Both Democrats and Republicans, in what is becoming a rare occurrence, appeared to support the same thing last week: a ban on bump stocks, devices found in the room of the Las Vegas gunman that enable rapid-fire shooting.
Rep. David Cicilline, a Democrat from Rhode Island, wrote a bill outlawing them last week. And this Tuesday, Republican Rep. Carlos Curbelo (Florida) and Democratic Rep. Seth Moulton (Massachusetts) introduced their own version. It has 10 cosponsors from each party, including Minnesota Republican Erik Paulsen.
The ranking Republican, House Speaker Paul Ryan, told NBC News last week: "I think we're quickly coming up to speed with what [a bump stock] is. ... Clearly that's something that we need to look into."

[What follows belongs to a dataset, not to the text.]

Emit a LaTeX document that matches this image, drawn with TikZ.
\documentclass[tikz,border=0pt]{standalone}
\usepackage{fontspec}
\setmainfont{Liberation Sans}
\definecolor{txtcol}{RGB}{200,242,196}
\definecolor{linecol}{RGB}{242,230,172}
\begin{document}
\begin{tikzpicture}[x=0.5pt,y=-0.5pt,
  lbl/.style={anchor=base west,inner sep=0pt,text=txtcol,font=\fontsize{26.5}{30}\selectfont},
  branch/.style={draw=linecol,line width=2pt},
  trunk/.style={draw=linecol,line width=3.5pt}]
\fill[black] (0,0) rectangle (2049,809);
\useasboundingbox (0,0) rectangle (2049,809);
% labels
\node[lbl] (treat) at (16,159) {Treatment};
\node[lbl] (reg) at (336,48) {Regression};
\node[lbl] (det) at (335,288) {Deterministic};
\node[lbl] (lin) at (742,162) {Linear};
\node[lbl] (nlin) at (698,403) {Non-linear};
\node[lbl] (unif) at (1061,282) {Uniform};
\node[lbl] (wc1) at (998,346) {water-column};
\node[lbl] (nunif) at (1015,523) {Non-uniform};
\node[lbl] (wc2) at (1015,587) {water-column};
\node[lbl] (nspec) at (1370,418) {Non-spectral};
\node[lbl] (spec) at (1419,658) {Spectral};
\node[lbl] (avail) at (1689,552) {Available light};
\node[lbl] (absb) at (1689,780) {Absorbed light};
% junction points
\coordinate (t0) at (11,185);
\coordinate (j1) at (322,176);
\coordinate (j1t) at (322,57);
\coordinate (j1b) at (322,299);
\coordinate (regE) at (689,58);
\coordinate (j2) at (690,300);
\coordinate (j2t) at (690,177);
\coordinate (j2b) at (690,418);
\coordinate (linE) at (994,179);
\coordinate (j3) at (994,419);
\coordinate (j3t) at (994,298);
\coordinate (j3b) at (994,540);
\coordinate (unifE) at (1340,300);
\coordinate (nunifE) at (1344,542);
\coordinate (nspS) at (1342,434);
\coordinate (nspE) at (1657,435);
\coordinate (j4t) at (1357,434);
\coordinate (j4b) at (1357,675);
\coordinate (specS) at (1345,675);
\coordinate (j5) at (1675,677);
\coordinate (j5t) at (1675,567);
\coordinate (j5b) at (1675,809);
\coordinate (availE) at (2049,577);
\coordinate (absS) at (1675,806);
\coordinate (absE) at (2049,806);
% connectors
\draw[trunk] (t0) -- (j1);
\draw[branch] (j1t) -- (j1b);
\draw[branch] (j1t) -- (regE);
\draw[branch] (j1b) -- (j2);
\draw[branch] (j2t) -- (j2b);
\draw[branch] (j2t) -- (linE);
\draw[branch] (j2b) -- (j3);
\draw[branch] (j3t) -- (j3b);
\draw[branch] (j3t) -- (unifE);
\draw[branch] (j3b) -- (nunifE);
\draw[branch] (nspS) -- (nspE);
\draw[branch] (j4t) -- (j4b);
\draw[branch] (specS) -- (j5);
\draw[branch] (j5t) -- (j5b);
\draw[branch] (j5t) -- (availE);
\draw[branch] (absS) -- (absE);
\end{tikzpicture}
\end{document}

Apparently by "we" he did not mean actual lawmakers. Even though he said at the time he was open to a vote on it.
The Wisconsin Republican this Wednesday said a restriction on bump stocks should come in the form of a rule from the Bureau of Alcohol, Tobacco, Firearms and Explosives, The Hill reports.

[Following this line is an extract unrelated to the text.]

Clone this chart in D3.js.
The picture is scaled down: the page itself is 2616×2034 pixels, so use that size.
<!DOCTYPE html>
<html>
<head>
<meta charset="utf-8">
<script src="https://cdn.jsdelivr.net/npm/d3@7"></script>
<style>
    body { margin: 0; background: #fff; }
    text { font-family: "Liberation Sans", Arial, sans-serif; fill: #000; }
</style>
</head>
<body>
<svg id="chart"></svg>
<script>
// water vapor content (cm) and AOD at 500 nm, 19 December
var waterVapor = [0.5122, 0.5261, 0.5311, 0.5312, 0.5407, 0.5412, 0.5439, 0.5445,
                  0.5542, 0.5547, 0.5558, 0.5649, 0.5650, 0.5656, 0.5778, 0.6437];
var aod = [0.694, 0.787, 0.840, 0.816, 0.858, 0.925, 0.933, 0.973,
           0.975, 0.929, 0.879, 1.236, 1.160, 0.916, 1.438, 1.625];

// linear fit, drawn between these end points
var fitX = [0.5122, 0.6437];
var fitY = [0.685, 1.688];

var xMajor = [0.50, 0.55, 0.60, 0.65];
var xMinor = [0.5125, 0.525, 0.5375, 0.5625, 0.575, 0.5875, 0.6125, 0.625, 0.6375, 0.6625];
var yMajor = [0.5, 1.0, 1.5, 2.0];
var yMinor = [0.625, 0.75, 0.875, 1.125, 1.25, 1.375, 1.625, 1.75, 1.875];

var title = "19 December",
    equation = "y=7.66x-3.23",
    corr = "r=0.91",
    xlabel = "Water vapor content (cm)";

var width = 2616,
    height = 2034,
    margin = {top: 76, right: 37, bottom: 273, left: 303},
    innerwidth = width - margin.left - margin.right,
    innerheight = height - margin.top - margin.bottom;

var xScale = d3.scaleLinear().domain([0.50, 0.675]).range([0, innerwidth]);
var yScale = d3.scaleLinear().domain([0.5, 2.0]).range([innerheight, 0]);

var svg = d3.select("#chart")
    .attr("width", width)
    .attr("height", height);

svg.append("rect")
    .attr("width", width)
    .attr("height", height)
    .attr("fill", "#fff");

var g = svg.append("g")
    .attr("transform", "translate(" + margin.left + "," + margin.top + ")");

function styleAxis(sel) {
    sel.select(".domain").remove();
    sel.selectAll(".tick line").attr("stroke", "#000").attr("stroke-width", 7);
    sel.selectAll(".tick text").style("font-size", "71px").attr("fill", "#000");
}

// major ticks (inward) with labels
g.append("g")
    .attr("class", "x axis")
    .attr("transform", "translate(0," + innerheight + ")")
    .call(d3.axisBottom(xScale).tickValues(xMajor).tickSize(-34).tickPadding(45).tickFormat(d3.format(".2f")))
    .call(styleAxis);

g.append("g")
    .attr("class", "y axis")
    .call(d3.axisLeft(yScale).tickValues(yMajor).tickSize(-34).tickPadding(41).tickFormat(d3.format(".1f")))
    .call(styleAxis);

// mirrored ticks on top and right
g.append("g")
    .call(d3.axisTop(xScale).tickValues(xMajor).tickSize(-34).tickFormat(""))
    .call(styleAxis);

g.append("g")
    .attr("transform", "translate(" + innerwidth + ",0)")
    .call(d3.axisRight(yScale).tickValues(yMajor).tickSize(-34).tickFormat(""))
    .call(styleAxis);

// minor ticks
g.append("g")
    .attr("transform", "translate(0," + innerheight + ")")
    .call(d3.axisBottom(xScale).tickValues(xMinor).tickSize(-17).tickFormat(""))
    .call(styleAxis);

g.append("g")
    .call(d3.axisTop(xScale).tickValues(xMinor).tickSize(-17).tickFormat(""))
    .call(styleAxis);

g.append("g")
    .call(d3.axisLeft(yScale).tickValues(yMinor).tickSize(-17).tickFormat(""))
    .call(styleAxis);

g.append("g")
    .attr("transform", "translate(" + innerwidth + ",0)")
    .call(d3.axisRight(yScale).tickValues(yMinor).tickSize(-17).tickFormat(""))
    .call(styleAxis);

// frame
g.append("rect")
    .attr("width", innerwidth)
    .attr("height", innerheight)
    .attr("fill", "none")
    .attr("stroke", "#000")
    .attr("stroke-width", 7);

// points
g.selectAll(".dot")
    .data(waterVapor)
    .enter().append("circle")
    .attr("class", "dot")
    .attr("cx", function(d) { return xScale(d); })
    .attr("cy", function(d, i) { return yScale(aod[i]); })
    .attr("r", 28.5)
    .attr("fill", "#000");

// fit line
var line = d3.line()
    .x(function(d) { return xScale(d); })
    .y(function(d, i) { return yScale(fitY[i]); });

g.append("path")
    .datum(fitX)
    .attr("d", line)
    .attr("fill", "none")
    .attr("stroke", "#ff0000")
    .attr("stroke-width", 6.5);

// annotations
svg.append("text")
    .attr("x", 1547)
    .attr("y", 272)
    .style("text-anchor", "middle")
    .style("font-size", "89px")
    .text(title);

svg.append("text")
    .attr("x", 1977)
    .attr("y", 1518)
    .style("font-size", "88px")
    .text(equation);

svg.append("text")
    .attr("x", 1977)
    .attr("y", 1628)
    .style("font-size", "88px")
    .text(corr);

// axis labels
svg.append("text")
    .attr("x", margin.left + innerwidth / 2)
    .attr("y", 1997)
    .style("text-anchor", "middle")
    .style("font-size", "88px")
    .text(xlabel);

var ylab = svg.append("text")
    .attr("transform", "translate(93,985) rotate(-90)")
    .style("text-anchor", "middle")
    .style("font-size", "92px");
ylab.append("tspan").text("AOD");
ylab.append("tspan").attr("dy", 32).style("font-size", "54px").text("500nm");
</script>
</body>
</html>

So instead of the House and Senate passing a bill and the president signing it into a law, the ATF would simply change the federal regulations for bump stocks.
"We think the regulatory fix is the smartest, quickest fix," Ryan said, according to The Hill.
It would likely be faster than passing a new law. And there's doubt that a bill would even get through the House and Senate, despite support from both parties, Huffington Post reports.
But there are also drawbacks to that tactic.
For one, a regulatory change is less permanent. Any administration could direct the ATF to change the rule later. Enacting a new law would require the House, Senate and president to approve of a future alteration.
In addition, earlier attempts to restrict bump stocks have failed. The ATF has previously determined that, since a bump stock doesn't have any automatic function itself, it doesn't fall under the agency's firearms regulation purview, USA Today reports. In essence, the ATF doesn't have the authority to enact a ban, Democratic Sen. Dianne Feinstein of California said.
The National Rifle Association, notorious for pushing back against restrictive gun-related measures, also called for more regulations of bump stocks in the wake of the Las Vegas shooting – but requested it go through the ATF.
A vote on a bump stock bill could still happen in the future – but it's less likely without the support of House Speaker Ryan.